#### [Challenge]
Collect every line in the records below that contains the word "TypeScript".
** Start Record set **
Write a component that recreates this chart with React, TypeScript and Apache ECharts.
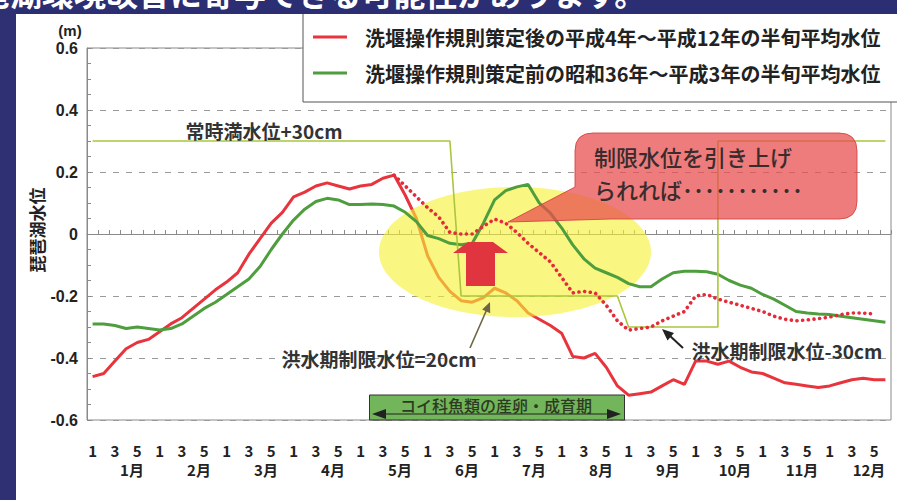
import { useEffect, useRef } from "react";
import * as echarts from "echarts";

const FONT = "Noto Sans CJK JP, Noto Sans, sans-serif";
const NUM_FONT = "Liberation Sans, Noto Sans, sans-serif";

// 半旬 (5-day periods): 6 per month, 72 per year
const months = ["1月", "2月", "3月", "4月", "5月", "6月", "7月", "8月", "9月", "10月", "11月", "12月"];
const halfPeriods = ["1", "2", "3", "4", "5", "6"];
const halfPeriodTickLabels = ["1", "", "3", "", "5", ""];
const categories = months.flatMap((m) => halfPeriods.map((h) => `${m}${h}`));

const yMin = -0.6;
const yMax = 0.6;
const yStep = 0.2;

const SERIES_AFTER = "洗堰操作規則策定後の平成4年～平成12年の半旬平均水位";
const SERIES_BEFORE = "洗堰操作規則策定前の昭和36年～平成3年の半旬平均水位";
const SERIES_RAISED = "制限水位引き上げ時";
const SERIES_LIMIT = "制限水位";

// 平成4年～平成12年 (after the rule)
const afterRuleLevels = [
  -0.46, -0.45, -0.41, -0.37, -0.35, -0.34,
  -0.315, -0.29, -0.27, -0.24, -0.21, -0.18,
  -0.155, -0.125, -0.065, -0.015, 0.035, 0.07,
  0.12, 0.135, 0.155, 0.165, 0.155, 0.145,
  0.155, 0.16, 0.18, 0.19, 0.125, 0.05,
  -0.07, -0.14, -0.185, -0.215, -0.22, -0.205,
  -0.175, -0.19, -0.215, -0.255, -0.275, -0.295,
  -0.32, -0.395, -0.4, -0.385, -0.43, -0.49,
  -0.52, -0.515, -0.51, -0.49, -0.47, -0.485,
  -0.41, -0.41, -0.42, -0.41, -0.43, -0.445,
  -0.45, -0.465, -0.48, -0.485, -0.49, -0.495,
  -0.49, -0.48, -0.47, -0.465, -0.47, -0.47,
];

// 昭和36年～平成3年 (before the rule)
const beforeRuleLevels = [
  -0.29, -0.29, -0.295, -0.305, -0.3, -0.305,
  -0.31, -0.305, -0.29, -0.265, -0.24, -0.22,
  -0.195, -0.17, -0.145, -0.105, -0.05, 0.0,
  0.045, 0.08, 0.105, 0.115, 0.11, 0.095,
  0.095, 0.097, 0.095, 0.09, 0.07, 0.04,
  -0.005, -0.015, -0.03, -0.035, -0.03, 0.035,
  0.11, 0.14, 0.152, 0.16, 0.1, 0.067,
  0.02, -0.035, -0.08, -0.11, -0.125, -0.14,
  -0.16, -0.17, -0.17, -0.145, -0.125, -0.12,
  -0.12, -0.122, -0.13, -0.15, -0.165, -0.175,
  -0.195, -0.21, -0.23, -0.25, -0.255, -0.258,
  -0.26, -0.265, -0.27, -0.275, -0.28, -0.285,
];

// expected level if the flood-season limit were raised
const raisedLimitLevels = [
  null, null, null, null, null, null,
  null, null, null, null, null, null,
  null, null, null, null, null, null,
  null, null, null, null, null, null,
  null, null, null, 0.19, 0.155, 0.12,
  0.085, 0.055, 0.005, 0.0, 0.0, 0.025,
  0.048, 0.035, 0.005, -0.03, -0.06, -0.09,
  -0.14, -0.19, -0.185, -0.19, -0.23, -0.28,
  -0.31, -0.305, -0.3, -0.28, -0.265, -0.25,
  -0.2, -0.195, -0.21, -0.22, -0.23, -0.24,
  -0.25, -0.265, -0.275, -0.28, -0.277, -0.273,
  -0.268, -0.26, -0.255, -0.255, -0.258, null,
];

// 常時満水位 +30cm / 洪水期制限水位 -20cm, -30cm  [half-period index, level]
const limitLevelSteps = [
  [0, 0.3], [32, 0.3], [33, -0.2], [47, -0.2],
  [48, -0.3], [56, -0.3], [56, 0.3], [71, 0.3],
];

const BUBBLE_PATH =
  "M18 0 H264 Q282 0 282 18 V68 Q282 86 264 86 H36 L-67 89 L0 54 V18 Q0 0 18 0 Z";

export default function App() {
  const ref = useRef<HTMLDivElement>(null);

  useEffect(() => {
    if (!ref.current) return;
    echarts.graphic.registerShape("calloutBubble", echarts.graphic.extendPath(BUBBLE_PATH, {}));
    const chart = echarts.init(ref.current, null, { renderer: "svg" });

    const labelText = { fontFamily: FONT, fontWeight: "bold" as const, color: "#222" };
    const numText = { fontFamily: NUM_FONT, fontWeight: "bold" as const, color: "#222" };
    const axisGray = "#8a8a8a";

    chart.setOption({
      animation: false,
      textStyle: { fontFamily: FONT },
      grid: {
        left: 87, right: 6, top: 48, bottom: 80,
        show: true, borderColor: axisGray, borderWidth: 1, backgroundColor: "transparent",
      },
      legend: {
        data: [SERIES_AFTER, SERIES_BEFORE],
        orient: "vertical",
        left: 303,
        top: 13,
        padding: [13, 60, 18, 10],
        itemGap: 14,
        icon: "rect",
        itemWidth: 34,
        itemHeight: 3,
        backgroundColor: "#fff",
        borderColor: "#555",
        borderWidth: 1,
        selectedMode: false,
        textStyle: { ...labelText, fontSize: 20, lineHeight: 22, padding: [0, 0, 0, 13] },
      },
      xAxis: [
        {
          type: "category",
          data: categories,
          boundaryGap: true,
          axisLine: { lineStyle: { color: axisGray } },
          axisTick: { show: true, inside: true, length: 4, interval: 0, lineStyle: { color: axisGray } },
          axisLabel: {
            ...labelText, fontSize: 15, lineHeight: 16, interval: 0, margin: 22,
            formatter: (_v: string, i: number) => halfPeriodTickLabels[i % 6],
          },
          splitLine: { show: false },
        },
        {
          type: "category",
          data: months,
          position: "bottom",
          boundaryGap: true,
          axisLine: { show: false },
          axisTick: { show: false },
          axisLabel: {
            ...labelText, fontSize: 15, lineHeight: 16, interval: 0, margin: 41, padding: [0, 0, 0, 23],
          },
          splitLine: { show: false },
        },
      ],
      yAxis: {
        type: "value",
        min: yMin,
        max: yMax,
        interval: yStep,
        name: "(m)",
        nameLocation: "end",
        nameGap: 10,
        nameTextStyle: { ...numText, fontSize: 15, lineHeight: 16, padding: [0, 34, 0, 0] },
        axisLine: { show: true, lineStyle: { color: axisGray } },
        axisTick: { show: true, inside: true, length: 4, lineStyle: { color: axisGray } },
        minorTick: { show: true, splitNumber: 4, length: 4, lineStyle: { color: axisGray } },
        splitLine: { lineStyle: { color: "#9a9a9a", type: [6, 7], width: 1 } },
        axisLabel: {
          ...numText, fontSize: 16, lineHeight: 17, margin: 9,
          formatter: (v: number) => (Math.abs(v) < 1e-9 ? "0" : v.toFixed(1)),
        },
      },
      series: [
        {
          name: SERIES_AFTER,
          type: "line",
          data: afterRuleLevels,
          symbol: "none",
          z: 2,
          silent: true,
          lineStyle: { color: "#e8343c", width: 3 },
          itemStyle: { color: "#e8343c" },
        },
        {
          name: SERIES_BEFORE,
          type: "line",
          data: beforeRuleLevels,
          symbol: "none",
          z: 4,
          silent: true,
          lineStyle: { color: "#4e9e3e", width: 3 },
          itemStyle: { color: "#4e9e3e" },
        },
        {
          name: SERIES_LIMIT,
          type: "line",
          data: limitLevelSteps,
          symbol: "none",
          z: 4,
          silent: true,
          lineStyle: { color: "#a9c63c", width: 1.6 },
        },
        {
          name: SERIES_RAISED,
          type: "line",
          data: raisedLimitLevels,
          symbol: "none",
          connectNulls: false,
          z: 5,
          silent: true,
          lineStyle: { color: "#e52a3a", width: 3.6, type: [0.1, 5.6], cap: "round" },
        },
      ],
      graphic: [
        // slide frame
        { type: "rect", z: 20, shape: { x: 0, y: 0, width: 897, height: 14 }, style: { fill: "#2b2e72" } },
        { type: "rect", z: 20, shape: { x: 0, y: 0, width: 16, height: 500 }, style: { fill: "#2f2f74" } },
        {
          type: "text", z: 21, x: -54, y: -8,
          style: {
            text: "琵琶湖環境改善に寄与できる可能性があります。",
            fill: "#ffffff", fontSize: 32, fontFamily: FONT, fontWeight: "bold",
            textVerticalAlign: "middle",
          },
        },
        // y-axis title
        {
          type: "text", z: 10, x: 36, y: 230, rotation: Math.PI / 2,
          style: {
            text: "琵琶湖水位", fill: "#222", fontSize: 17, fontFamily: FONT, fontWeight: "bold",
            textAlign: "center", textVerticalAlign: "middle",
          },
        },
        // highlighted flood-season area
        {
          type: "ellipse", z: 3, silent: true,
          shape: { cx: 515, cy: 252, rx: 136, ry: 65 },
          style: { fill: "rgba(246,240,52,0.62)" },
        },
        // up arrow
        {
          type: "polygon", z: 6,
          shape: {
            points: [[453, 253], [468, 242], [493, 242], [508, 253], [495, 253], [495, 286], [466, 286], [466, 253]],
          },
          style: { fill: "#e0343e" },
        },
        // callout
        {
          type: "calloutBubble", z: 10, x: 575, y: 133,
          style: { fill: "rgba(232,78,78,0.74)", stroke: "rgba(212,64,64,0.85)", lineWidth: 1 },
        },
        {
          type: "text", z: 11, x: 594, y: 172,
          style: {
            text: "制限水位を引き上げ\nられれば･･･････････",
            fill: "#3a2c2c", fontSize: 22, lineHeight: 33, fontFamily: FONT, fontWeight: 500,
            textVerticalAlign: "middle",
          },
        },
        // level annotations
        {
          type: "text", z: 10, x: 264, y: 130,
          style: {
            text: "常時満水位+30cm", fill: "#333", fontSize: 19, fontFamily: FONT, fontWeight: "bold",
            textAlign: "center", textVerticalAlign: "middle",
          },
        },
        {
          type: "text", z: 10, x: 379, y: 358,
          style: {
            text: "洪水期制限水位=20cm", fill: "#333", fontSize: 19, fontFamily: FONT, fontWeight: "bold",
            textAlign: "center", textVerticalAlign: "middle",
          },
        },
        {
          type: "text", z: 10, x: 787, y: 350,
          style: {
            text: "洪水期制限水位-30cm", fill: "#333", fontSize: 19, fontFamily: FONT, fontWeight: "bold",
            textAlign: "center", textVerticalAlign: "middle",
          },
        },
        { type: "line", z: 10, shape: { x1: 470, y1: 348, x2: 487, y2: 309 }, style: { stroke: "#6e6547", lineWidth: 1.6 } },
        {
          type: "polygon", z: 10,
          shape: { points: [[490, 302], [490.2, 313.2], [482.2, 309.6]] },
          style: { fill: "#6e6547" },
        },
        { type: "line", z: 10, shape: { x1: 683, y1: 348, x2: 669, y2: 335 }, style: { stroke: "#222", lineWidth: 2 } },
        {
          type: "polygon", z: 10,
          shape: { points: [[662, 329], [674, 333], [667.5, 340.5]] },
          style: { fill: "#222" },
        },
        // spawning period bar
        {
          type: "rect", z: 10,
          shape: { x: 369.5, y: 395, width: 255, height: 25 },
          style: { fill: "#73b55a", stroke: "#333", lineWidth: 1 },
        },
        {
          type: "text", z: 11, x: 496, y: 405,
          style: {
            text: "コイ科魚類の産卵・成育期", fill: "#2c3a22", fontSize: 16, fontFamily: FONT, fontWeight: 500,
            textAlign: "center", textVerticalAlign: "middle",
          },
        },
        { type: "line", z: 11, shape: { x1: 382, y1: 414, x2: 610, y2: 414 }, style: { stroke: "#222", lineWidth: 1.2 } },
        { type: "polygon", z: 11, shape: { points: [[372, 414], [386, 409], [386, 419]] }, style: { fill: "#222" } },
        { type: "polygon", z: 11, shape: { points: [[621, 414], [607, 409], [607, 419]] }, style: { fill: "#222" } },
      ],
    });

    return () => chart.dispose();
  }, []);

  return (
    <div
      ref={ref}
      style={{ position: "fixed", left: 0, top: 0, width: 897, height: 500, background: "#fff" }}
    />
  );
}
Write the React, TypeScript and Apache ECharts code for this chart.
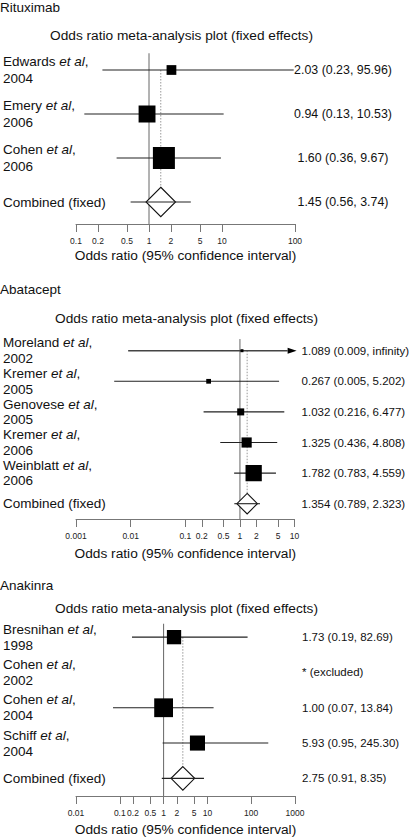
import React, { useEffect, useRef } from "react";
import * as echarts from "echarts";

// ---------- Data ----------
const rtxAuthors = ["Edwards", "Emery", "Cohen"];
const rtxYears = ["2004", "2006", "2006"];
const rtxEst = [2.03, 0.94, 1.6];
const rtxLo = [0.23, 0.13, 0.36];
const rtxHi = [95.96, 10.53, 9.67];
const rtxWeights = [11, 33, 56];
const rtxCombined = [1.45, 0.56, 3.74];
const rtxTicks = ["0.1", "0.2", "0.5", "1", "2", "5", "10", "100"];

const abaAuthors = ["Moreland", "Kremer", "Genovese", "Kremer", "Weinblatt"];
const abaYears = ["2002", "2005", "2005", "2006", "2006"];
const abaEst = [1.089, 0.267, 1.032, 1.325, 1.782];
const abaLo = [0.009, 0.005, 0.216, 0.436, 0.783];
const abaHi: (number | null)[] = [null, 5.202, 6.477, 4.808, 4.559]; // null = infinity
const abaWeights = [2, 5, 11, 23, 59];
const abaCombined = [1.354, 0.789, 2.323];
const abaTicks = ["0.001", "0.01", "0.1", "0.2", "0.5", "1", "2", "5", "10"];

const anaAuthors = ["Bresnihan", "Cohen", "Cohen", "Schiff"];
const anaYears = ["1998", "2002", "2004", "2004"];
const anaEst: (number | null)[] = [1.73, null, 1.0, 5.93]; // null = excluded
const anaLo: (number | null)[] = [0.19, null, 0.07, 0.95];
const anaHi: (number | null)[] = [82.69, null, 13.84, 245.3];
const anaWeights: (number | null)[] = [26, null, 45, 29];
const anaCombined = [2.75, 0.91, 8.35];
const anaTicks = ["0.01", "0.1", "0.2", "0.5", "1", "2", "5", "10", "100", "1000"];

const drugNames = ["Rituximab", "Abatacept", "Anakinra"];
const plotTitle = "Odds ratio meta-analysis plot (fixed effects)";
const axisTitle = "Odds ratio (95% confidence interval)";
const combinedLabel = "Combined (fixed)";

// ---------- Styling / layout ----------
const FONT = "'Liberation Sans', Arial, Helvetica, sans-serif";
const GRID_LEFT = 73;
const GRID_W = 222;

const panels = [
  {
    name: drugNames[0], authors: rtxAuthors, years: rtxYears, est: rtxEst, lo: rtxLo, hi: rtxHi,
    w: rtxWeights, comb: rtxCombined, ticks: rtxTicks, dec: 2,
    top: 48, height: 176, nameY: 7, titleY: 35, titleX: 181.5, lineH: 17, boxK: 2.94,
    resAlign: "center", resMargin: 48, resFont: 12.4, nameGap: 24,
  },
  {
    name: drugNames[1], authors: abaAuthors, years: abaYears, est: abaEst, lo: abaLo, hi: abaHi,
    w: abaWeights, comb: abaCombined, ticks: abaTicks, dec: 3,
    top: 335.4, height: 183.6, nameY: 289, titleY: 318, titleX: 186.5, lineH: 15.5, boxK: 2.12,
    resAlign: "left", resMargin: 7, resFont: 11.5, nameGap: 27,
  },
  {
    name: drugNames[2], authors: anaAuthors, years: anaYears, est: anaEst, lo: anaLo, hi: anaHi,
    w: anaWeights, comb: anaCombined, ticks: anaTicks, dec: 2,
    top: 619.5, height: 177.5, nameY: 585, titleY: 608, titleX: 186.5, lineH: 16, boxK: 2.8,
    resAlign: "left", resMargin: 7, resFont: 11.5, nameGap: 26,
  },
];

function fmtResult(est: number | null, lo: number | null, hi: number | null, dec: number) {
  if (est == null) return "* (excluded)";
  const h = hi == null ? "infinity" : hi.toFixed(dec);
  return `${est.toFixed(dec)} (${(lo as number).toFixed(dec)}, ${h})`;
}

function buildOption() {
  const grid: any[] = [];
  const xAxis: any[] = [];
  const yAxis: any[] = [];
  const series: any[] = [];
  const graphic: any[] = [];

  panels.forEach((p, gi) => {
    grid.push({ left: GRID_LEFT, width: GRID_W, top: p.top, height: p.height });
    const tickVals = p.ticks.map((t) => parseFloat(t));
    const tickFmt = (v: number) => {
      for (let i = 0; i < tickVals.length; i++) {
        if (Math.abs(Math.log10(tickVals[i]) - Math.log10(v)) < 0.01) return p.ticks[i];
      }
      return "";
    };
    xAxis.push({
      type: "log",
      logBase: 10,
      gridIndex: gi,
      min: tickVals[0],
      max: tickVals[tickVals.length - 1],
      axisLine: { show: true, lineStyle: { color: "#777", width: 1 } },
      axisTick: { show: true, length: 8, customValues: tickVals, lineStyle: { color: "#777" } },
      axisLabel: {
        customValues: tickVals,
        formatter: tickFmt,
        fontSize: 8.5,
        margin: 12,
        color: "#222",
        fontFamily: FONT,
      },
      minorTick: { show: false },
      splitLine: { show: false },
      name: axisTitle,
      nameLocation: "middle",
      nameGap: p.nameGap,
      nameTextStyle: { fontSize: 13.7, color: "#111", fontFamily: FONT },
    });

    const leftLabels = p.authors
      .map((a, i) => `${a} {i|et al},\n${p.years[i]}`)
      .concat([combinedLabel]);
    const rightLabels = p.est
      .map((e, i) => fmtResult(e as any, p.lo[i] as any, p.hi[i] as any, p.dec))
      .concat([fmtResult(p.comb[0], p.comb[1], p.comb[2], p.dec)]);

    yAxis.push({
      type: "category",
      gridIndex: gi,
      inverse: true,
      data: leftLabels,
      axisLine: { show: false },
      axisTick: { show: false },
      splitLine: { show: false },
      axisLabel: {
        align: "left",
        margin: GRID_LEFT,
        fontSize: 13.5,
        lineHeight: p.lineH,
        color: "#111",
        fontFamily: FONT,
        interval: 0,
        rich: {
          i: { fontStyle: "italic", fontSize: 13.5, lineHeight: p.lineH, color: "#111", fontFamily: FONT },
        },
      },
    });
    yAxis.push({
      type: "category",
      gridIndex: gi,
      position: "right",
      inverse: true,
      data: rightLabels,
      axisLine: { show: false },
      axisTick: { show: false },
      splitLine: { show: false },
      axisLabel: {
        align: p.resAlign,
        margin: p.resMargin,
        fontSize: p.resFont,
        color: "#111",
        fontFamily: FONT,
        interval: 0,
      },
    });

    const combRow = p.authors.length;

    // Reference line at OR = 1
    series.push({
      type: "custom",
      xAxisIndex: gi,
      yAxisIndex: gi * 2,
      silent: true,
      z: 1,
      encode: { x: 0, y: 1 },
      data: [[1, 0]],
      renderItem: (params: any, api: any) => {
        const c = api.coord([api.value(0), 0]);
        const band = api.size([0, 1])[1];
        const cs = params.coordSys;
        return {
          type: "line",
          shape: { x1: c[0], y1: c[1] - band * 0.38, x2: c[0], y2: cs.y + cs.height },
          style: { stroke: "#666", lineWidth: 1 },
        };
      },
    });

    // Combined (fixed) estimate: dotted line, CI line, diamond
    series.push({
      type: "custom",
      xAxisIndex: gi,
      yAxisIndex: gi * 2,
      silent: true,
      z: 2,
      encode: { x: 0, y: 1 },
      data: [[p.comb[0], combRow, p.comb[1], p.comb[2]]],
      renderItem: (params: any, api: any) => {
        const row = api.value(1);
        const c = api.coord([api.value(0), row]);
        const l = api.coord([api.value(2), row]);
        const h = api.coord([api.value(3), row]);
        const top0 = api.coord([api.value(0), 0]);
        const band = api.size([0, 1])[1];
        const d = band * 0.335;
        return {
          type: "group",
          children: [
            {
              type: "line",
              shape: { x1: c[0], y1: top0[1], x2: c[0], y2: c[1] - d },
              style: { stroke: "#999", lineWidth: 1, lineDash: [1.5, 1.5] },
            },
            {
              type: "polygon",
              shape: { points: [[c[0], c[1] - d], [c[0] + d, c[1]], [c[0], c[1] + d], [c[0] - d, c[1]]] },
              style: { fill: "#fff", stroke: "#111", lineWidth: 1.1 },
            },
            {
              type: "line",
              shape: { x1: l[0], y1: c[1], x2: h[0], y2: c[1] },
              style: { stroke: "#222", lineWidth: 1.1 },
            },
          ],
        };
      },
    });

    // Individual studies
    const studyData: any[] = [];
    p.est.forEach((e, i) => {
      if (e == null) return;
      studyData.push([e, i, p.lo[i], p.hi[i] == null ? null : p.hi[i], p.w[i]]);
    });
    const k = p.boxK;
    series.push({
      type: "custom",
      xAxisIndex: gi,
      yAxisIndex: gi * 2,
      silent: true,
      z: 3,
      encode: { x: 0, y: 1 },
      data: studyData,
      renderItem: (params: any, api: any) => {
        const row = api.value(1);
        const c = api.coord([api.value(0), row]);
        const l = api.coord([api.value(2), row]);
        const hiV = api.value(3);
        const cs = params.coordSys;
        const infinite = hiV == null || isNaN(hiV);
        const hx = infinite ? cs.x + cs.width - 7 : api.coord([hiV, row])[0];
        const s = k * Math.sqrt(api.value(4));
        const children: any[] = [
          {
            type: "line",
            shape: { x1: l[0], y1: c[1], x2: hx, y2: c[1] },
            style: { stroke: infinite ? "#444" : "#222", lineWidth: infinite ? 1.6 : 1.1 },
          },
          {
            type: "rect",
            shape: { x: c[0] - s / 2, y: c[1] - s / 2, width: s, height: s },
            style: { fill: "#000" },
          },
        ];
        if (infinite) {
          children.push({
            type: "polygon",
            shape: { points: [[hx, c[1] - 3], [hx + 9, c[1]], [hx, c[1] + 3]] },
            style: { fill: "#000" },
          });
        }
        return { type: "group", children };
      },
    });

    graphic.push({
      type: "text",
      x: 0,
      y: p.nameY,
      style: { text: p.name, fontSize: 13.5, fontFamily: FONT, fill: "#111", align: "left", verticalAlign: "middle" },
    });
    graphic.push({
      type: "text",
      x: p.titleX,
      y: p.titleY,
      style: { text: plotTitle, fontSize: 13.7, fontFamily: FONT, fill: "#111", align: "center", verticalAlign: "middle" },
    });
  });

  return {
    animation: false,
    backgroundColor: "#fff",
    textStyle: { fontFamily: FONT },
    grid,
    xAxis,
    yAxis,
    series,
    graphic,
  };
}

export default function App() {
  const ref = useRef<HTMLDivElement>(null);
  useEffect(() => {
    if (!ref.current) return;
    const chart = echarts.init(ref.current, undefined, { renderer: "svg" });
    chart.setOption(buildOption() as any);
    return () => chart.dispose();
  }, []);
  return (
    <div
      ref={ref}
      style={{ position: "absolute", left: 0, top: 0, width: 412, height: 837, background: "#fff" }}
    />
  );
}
** End Record set **
#### [In response]
Write a component that recreates this chart with React, TypeScript and Apache ECharts.
Write the React, TypeScript and Apache ECharts code for this chart.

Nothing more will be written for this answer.